This last week has been an amazing week. It has been very busy at work, and my house is no where near clean enough for the company I have coming over on Saturday morning, but it has been an amazing week. And I will tell you why...I started praying again.
I don't know why now, or how it started, but this past week, has just been great in getting to know my heavenly father.
I've been studying a lot about forgiveness lately, and I think, even though I did not want to admit it, I was blaming my singleness on God. Blaming Him for not giving me what I want, and giving him the cold shoulder as I wallowed in my self-pity.
I wish I could say exactly what changed, but I think through talking to God so much this week, we finally got things worked out. I never realized that talking to God again could be so great, or so lovely. Slowly, this relationship is building again as I cry out in my moments of need, and on the behalf of those I love around me, and give glory to our heavenly Father.
The only analogy for what has happened in the last week was a conversation I had last week with my sister.

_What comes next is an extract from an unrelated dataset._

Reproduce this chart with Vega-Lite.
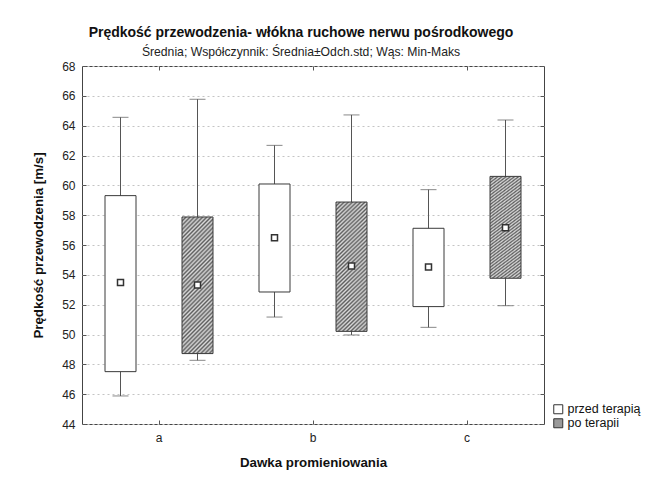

For so long, our conversations by phone have been the obligatory niceties that come when your live so far apart. You talk about your job, your parents, and the kids, but never get to the heart of the matter. Well, we decided to farther in that conversation that we had in awhile, and ended up yelling at each other for a good five minutes at each other. The conversation was heated, but it was probably the most honest conversation we've had in a long time. It was what it took to clear the air.
I think, this last week, that I just "cleared the air," so to speak with God. We had some honest, frank discussions, and once I was honest with Him, we could move on.
It feels so good to be moving forward with God again. I can honestly say that when I started this blog a year ago, I thought I'd be living in a different part of the US by now, that I'd be married, that my life would be different somehow.
Well, I am different and my life is different. I'm just a different person on the inside, living in the same place, working the same job. There's something to be said for internal transformation. It definitely makes you look at the "same old" in a new and different light.